Rabbi Yosef Chaim Kantor, an Australian-born shaliach in Thailand, delivered the keynote address.

Kantor said that when he found out he would be the shaliach to Thailand, he wondered if he was in it for the wrong reasons. After all, he thought, don’t corporations and countries send emissaries and diplomats?

There seemed to be a lot of success and honor inherent in the task.

Kantor then told the crowd of his first Sukkot in Thailand, alone, with his family, “frustrated, fed up, and very lonely.”

But then came the moment of awareness, of the blessing of being a poor rabbi in a city so far from his native culture and familiarity.

“I realized that if I was an ‘expat’ or a diplomat, we would have looked for another job ASAP,” Kantor said. “Shluchim are not motivated by personal careers, but by the mission. That night, we received the gift of truly becoming shluchim.”

It is that regard for “the mission,” for making sure the right thing gets done without seeking praise or compensation, that is the true nature of a successful shaliach, Kantor said.

For example, he told a story about a 60-year-old Israeli man who had never, despite receiving many invitations and overtures over the years, put on tefillin. The man finally agreed to don the leather straps.

“I though to myself, how many miles and smiles contributed to this significant mitzvah,” Kantor said. “If you are dedicated to the mission, then what’s important is getting the mission done, not who gets credit for it.”

Kantor told another story of how, after the 2004 Indian Ocean tsunami, he found out his Chabad center’s bank account had been frozen. He called the bank to find out why, and was told that all the assets in the account were frozen because, within days after the tsunami, the account had received thousands of dollars.

Kantor said other Chabad Web sites had directed their donors to give to Kantor’s Chabad tsunami relief efforts.

“The donations just started pouring in, and it looked suspicious to the bank,” Kantor said.

Such selflessness is in the true nature of every successful shaliach, he said, and is “the key to our tomorrow and the conduit for our blessings.”

But, he said, in addition to the selflessness, another character trait is absolutely vital to the success of each shaliach: simcha — pure joy.

“Because it’s only through simcha, with our smiles and joy and our song, that we march on to victory,” Kantor said.

Born in Israel, Rabbi Mendi Sudakevich has been a shaliach in the Shibuya borough of Tokyo for six years.

Sudakevich said the nature of the community is constantly changing, as more and more Jews come out of the woodwork. There are currently about 2,000 Jews in Tokyo, mainly expatriates and mixed marriages, he said.

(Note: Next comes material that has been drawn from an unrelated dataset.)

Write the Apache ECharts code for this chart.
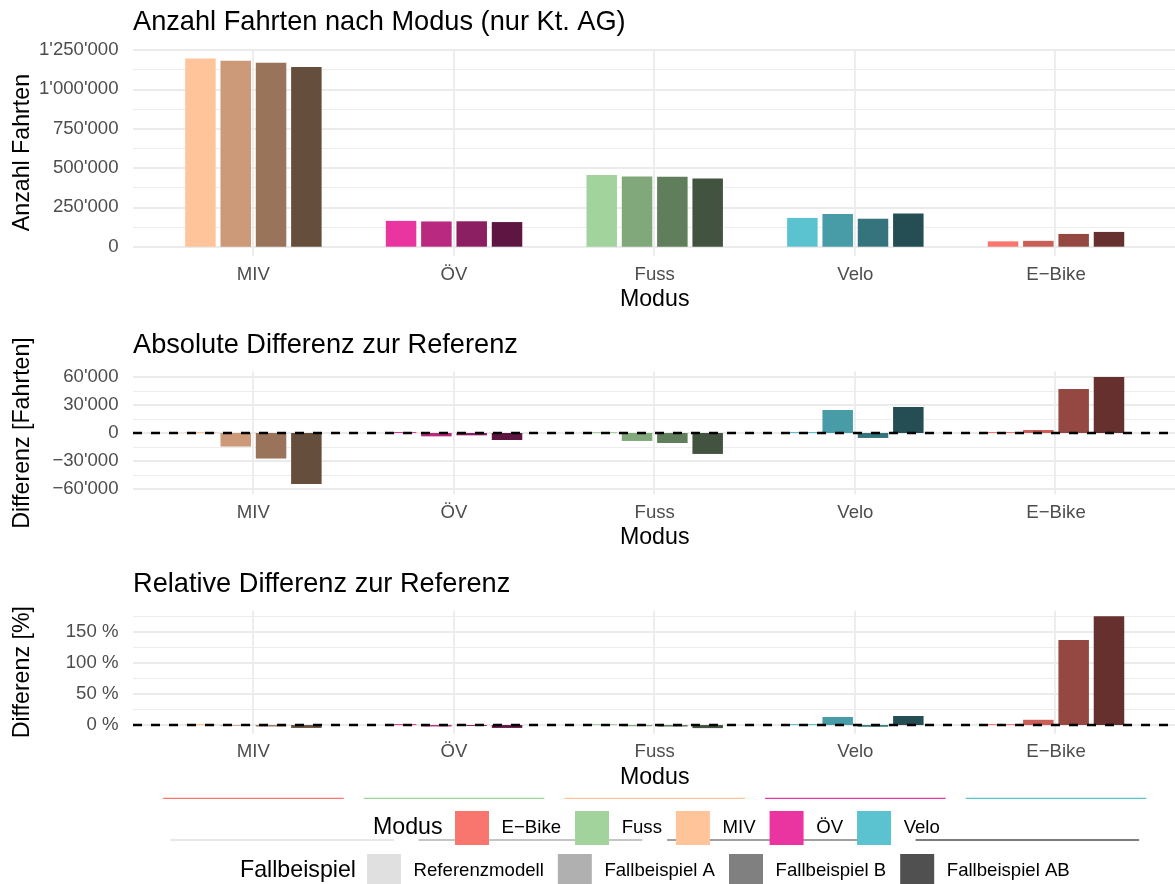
<!DOCTYPE html>
<html>
<head>
<meta charset="utf-8">
<script src="https://cdn.jsdelivr.net/npm/echarts@6/dist/echarts.min.js"></script>
<style>
  html, body { margin: 0; padding: 0; background: #fff; }
  #chart { width: 1175px; height: 884px; }
</style>
</head>
<body>
<div id="chart"></div>
<script>
// Categories
const modes = ['MIV', 'ÖV', 'Fuss', 'Velo', 'E−Bike'];
const scenarios = ['Referenzmodell', 'Fallbeispiel A', 'Fallbeispiel B', 'Fallbeispiel AB'];

// Number of trips per scenario (order of `modes`)
const tripsRef = [1196000, 164000, 455000, 183000, 34000];
const tripsA   = [1181500, 160400, 446500, 207600, 37200];
const tripsB   = [1168700, 161500, 444300, 177700, 81000];
const tripsAB  = [1141500, 156500, 432600, 210800, 93800];

// Absolute difference to the reference model [trips]
const absRef = [0, 0, 0, 0, 0];
const absA   = [-14500, -3600, -8500, 24600, 3200];
const absB   = [-27300, -2500, -10700, -5300, 47000];
const absAB  = [-54500, -7500, -22400, 27800, 59800];

// Relative difference to the reference model [%]
const relRef = [0, 0, 0, 0, 0];
const relA   = [-1.2, -2.2, -1.9, 13.0, 8.5];
const relB   = [-2.3, -1.5, -2.4, -2.7, 136.7];
const relAB  = [-4.6, -4.6, -4.9, 14.6, 175.0];

// Value-axis limits and tick steps of the three panels
const tripsLimits = [-59800, 1255800];
const tripsStep = 250000;
const absLimits = [-65780, 65780];
const absStep = 30000;
const relLimits = [-13.9, 184.0];
const relStep = 50;

// Legend entries
const legendModes = ['E−Bike', 'Fuss', 'MIV', 'ÖV', 'Velo'];
const legendModeColors = ['#F8766D', '#A3D39C', '#FFC499', '#EA35A1', '#5BC3D0'];
const scenarioGreys = ['#E0E0E0', '#B0B0B0', '#808080', '#505050'];

// Bar fill per mode, one shade per scenario
const barColors = {
  'MIV':    ['#FFC499', '#CC9A78', '#99745A', '#664E3C'],
  'ÖV':     ['#EA35A1', '#B8297F', '#8C1F61', '#5F1542'],
  'Fuss':   ['#A2D39C', '#81A87B', '#607E5C', '#42543F'],
  'Velo':   ['#5BC3D0', '#479CA7', '#35747C', '#244E53'],
  'E−Bike': ['#F8766D', '#C95F57', '#954841', '#65302D']
};

const FONT = 'Liberation Sans, Arial, Helvetica, sans-serif';
const W = 1175;
const PANEL_LEFT = 133;
const PANEL_RIGHT = 1176.4;
const PANEL_W = PANEL_RIGHT - PANEL_LEFT;
const unit5 = PANEL_W / 5.2;   // one category step (5 categories, 0.6 padding each side)
const unit4 = PANEL_W / 4.2;   // one step for the 4 scenario guides

function fmtThousands(v) {
  const s = Math.round(Math.abs(v)).toString().replace(/\B(?=(\d{3})+(?!\d))/g, "'");
  return (v < 0 ? '−' : '') + s;
}
function fmtPercent(v) {
  return (v < 0 ? '−' : '') + Math.abs(v) + ' %';
}

const panels = [
  { top: 49.1, height: 207, limits: tripsLimits, step: tripsStep, fmt: fmtThousands,
    yName: 'Anzahl Fahrten', values: [tripsRef, tripsA, tripsB, tripsAB], zeroLine: false },
  { top: 371.5, height: 123, limits: absLimits, step: absStep, fmt: fmtThousands,
    yName: 'Differenz [Fahrten]', values: [absRef, absA, absB, absAB], zeroLine: true },
  { top: 610.7, height: 123, limits: relLimits, step: relStep, fmt: fmtPercent,
    yName: 'Differenz [%]', values: [relRef, relA, relB, relAB], zeroLine: true }
];

const gridLine = { color: '#EBEBEB', width: 1.8 };
const minorGridLine = { color: '#EBEBEB', width: 0.9 };

const grids = [], xAxes = [], yAxes = [], series = [];

panels.forEach((p, pi) => {
  const outer = grids.length;
  // full panel: value gridlines, y labels, zero line
  grids.push({ left: PANEL_LEFT, right: W - PANEL_RIGHT, top: p.top, height: p.height });
  // inner band area holding the dodged bars
  grids.push({ left: PANEL_LEFT + 0.1 * unit5, right: W - PANEL_RIGHT + 0.1 * unit5, top: p.top, height: p.height });
  const inner = outer + 1;

  xAxes.push({
    gridIndex: outer, type: 'value', min: 0.4, max: 5.6, minInterval: 1, maxInterval: 1,
    axisLine: { show: false }, axisTick: { show: false }, axisLabel: { show: false },
    splitLine: { show: true, showMinLine: false, showMaxLine: false, lineStyle: gridLine }
  });
  xAxes.push({
    gridIndex: inner, type: 'category', data: modes,
    axisLine: { show: false }, axisTick: { show: false }, splitLine: { show: false },
    axisLabel: { interval: 0, margin: 9, color: '#4D4D4D', fontSize: 18.6, fontFamily: FONT },
    name: 'Modus', nameLocation: 'middle', nameGap: 32, nameMoveOverlap: false,
    nameTextStyle: { color: '#000', fontSize: 23.2, fontFamily: FONT }
  });

  yAxes.push({
    gridIndex: outer, type: 'value', min: p.limits[0], max: p.limits[1],
    minInterval: p.step, maxInterval: p.step,
    axisLine: { show: false }, axisTick: { show: false },
    axisLabel: { margin: 14.5, color: '#4D4D4D', fontSize: 18.6, fontFamily: FONT,
                 showMinLabel: false, showMaxLabel: false, formatter: p.fmt },
    splitLine: { show: true, showMinLine: false, showMaxLine: false, lineStyle: gridLine },
    minorTick: { show: false, splitNumber: 2 },
    minorSplitLine: { show: true, lineStyle: minorGridLine },
    name: p.yName, nameLocation: 'middle', nameGap: 99, nameMoveOverlap: false,
    nameTextStyle: { color: '#000', fontSize: 23.2, fontFamily: FONT }
  });
  yAxes.push({ gridIndex: inner, type: 'value', min: p.limits[0], max: p.limits[1], show: false });

  const innerX = xAxes.length - 1, innerY = yAxes.length - 1;
  const outerX = xAxes.length - 2, outerY = yAxes.length - 2;

  scenarios.forEach((sc, si) => {
    series.push({
      name: sc, type: 'bar', xAxisIndex: innerX, yAxisIndex: innerY,
      barWidth: 0.152 * unit5, barGap: '15.8%',
      barMinHeight: (p.zeroLine && si === 0) ? 1 : 0,
      silent: true,
      data: p.values[si].map((v, i) => ({ value: v, itemStyle: { color: barColors[modes[i]][si] } }))
    });
  });

  if (p.zeroLine) {
    series.push({
      type: 'line', xAxisIndex: outerX, yAxisIndex: outerY, silent: true, z: 5,
      symbol: 'none',
      data: [[0.4, 0], [5.6, 0]],
      lineStyle: { color: '#000', width: 2.4, type: [9, 9] }
    });
  }
});

// guide lines beneath the panels (one per mode, one per scenario)
function guideLine(params, api) {
  const c = api.coord([api.value(0), 0]);
  const w = api.size([1, 0])[0] * 0.9;
  return {
    type: 'line',
    shape: { x1: c[0] - w / 2, y1: c[1], x2: c[0] + w / 2, y2: c[1] },
    style: { stroke: api.visual('color'), lineWidth: 1.3 }
  };
}

const gModes = grids.length;
grids.push({ left: PANEL_LEFT + 0.1 * unit5, right: W - PANEL_RIGHT + 0.1 * unit5, top: 788.3, height: 20 });
xAxes.push({ gridIndex: gModes, type: 'category', data: legendModes, show: false });
yAxes.push({ gridIndex: gModes, type: 'value', min: -1, max: 1, show: false });
const modeX = xAxes.length - 1, modeY = yAxes.length - 1;
legendModes.forEach((m, i) => {
  series.push({
    name: m, type: 'custom', xAxisIndex: modeX, yAxisIndex: modeY, silent: true,
    itemStyle: { color: legendModeColors[i] },
    renderItem: guideLine, data: [[m, 0]]
  });
});

const gScen = grids.length;
grids.push({ left: PANEL_LEFT + 0.1 * unit4, right: W - PANEL_RIGHT + 0.1 * unit4, top: 830, height: 20 });
xAxes.push({ gridIndex: gScen, type: 'category', data: scenarios, show: false });
yAxes.push({ gridIndex: gScen, type: 'value', min: -1, max: 1, show: false });
const scenX = xAxes.length - 1, scenY = yAxes.length - 1;
scenarios.forEach((s, i) => {
  series.push({
    name: s, type: 'custom', xAxisIndex: scenX, yAxisIndex: scenY, silent: true,
    itemStyle: { color: scenarioGreys[i] },
    renderItem: guideLine, data: [[s, 0]]
  });
});

const titleStyle = { color: '#000', fontSize: 27.2, fontWeight: 'normal', fontFamily: FONT };
const legendTitleStyle = { color: '#000', fontSize: 23.2, fontWeight: 'normal', fontFamily: FONT };
const legendText = { color: '#000', fontSize: 18.6, fontFamily: FONT, padding: [0, 0, 0, 7.6] };

const option = {
  animation: false,
  backgroundColor: '#fff',
  title: [
    { text: 'Anzahl Fahrten nach Modus (nur Kt. AG)', left: PANEL_LEFT, top: 9.5, padding: 0, textStyle: titleStyle },
    { text: 'Absolute Differenz zur Referenz', left: PANEL_LEFT, top: 332, padding: 0, textStyle: titleStyle },
    { text: 'Relative Differenz zur Referenz', left: PANEL_LEFT, top: 571, padding: 0, textStyle: titleStyle },
    { text: 'Modus', left: 373, top: 816, padding: 0, textStyle: legendTitleStyle },
    { text: 'Fallbeispiel', left: 240, top: 859, padding: 0, textStyle: legendTitleStyle }
  ],
  legend: [
    {
      left: 455, top: 811, padding: 0, orient: 'horizontal', selectedMode: false,
      icon: 'rect', itemWidth: 34, itemHeight: 34, itemGap: 14, textStyle: legendText,
      data: legendModes.map((m, i) => ({ name: m, itemStyle: { color: legendModeColors[i], borderWidth: 0 } }))
    },
    {
      left: 367, top: 854, padding: 0, orient: 'horizontal', selectedMode: false,
      icon: 'rect', itemWidth: 34, itemHeight: 34, itemGap: 14, textStyle: legendText,
      data: scenarios.map((s, i) => ({ name: s, itemStyle: { color: scenarioGreys[i], borderWidth: 0 } }))
    }
  ],
  grid: grids,
  xAxis: xAxes,
  yAxis: yAxes,
  series: series
};

const chart = echarts.init(document.getElementById('chart'), null, { renderer: 'canvas' });
chart.setOption(option);
</script>
</body>
</html>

But there is a kindergarten and a shul, holiday celebrations and Jewish educational programs there now, with all the members of the community — parents and children alike — pitching in.
“There’s already a sense of a feeling of a community now,” Sudakevich said. “Everyone together is building the atmosphere.”

Sudakevich said that after a Sukkot gathering, two families decided to walk home together from the Chabad sukkah. With each passing street and building, after every block, the two families were still walking together. Finally, one family reached their building, and watched as the other family began to climb the steps and enter the building.

Although they had not known it until that moment, the two families were neighbors.

The attendees bensched together, and then were thanked for their work and their participation in the banquet, and bid goodnight and good luck.

Before filing out of the hall, Zaklikovsky took one more look around the room, at the thousands that attended the convention on behalf of all the Jews that have been found and reached throughout the world, as well as those who have not yet been reached.

It is the latter that are not only not to be excluded, but are, in fact, the inspiration for these emissaries’ life’s work.

“The whole world Jewry is represented in this room,” Zaklikovsky said.